The undeniable triumphs of scientific research and technology are testaments to the scientific system of acquiring knowledge and are one reason I am devoted to the system. Bottom line: it works! One of the best things about it is that "heretics" will be rewarded if they can prove their case. In other words, as far as the system is concerned, there are no cherished orthodoxies--there is no dogma which cannot be overturned if the evidence points elsewhere.

Scientific truth is always open to revision, and this is its strength.

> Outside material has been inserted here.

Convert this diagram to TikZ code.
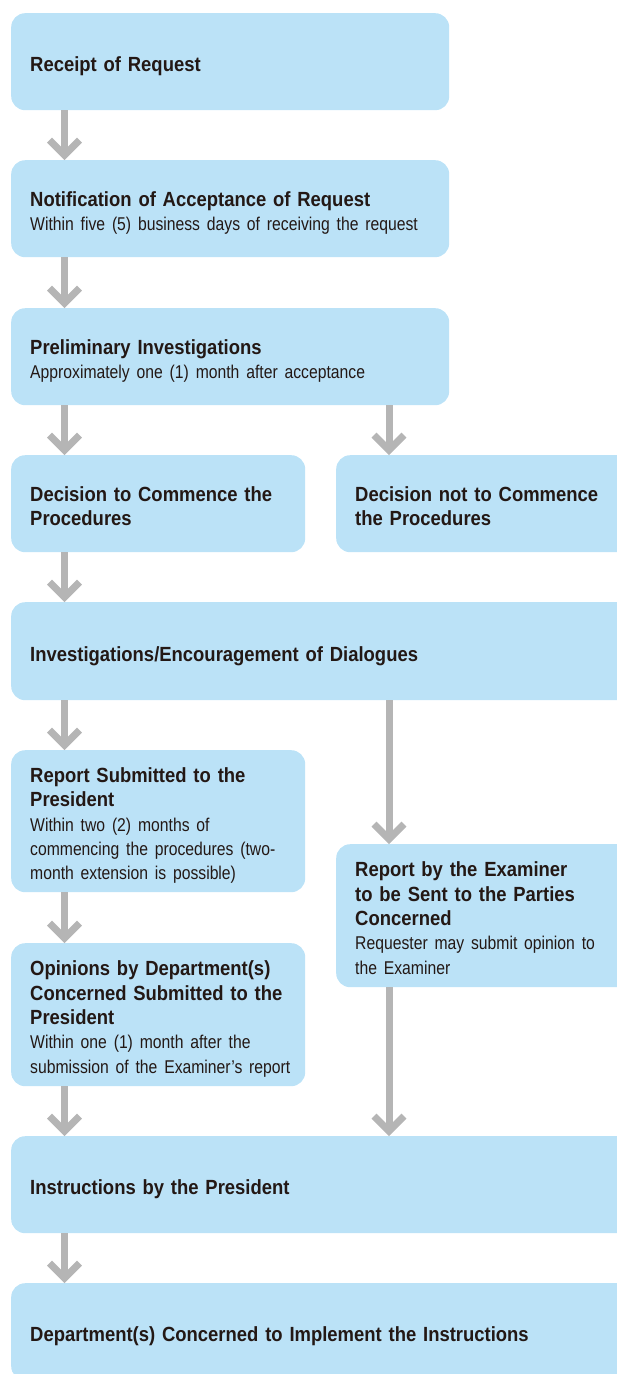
\documentclass[tikz,border=0pt]{standalone}
\usepackage{fontspec}
\usetikzlibrary{arrows.meta}
\newfontfamily\ttlfont[FakeStretch=0.90,WordSpace=0.8]{Liberation Sans}
\newfontfamily\subfont[FakeStretch=0.85,WordSpace=0.65]{Liberation Sans}
\definecolor{boxblue}{RGB}{187,226,247}
\definecolor{ink}{RGB}{35,24,21}
\definecolor{arrowgray}{RGB}{181,181,181}
\newcommand\subtxt[1]{{\subfont\mdseries\fontsize{18.5}{24.4}\selectfont #1}}
\tikzset{
  box/.style={fill=boxblue, draw=none, rounded corners=14pt, anchor=north west, inner sep=0pt},
  txt/.style={anchor=base west, inner sep=0pt, text width=560pt, align=left, text=ink,
    font=\ttlfont\fontsize{20.5}{24.4}\selectfont\bfseries},
  arr/.style={draw=arrowgray, line width=7pt, -{Straight Barb[length=15pt,width=30pt,sharp]}}
}
\begin{document}
\begin{tikzpicture}[x=1pt,y=-1pt]
\useasboundingbox (0,0) rectangle (617,1374);
\clip (0,0) rectangle (617,1374);
\coordinate (L) at (64.5,0);
\coordinate (R) at (389,0);
% boxes
\node[box, minimum width=438, minimum height=97] (b1) at (11,13) {};
\node[box, minimum width=438, minimum height=97] (b2) at (11,160) {};
\node[box, minimum width=438, minimum height=97] (b3) at (11,308) {};
\node[box, minimum width=294, minimum height=97] (b4) at (11,455) {};
\node[box, minimum width=304, minimum height=97] (b5) at (336,455) {};
\node[box, minimum width=629, minimum height=98] (b6) at (11,602) {};
\node[box, minimum width=294, minimum height=142] (b7) at (11,750) {};
\node[box, minimum width=304, minimum height=143] (b8) at (336,844) {};
\node[box, minimum width=294, minimum height=143] (b9) at (11,943) {};
\node[box, minimum width=629, minimum height=97] (b10) at (11,1136) {};
\node[box, minimum width=629, minimum height=97] (b11) at (11,1283) {};
% texts
\node[txt] (t1) at (30,71.5) {Receipt of Request};
\node[txt] (t2) at (30,206.3) {Notification of Acceptance of Request\\
  \subtxt{Within five (5) business days of receiving the request}};
\node[txt] (t3) at (30,354.3) {Preliminary Investigations\\
  \subtxt{Approximately one (1) month after acceptance}};
\node[txt] (t4) at (30,501.3) {Decision to Commence the\\Procedures};
\node[txt] (t5) at (355,501.3) {Decision not to Commence\\the Procedures};
\node[txt] (t6) at (30,661) {Investigations/Encouragement of Dialogues};
\node[txt] (t7) at (30,782.2) {Report Submitted to the\\President\\
  \subtxt{Within two (2) months of}\\
  \subtxt{commencing the procedures (two-}\\
  \subtxt{month extension is possible)}};
\node[txt] (t8) at (355,876.7) {Report by the Examiner\\to be Sent to the Parties\\Concerned\\
  \subtxt{Requester may submit opinion to}\\
  \subtxt{the Examiner}};
\node[txt] (t9) at (30,975.7) {Opinions by Department(s)\\Concerned Submitted to the\\President\\
  \subtxt{Within one (1) month after the}\\
  \subtxt{submission of the Examiner’s report}};
\node[txt] (t10) at (30,1194.5) {Instructions by the President};
\node[txt] (t11) at (30,1341.5) {Department(s) Concerned to Implement the Instructions};
% connectors
\draw[arr] (b1.south -| L) -- (b2.north -| L);
\draw[arr] (b2.south -| L) -- (b3.north -| L);
\draw[arr] (b3.south -| L) -- (b4.north -| L);
\draw[arr] (b3.south -| R) -- (b5.north -| R);
\draw[arr] (b4.south -| L) -- (b6.north -| L);
\draw[arr] (b6.south -| L) -- (b7.north -| L);
\draw[arr] (b6.south -| R) -- (b8.north -| R);
\draw[arr] (b7.south -| L) -- (b9.north -| L);
\draw[arr] (b9.south -| L) -- (b10.north -| L);
\draw[arr] (b8.south -| R) -- (b10.north -| R);
\draw[arr] (b10.south -| L) -- (b11.north -| L);
\end{tikzpicture}
\end{document}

Is the scientific method the only way by which we seek truth? I do not think the Pope was equating scientific and religious truth. One could consider that there are different modes of truth. There are those, perhaps the majority, that depend upon immediate evidence or are confirmed by experimentation. This is the mode of truth proper to everyday life and to scientific research. All is good and well. But this is not all truth--and don't think I'm getting spooky. There are also philosophical truths, attained by powers of the human intellect, which shape a comprehensive vision of the world and may provide an answer to life's meaning. Closely related, we might say, are religious truths, which are to some degree grounded in philosophy, and in which the different religious traditions offer answers to ultimate questions.

Are questions in this last category obtained by the scientific system of knowing? Or are they decided by other considerations, e.g., philosophical ideas which, for one reason or another, we find "ring true"?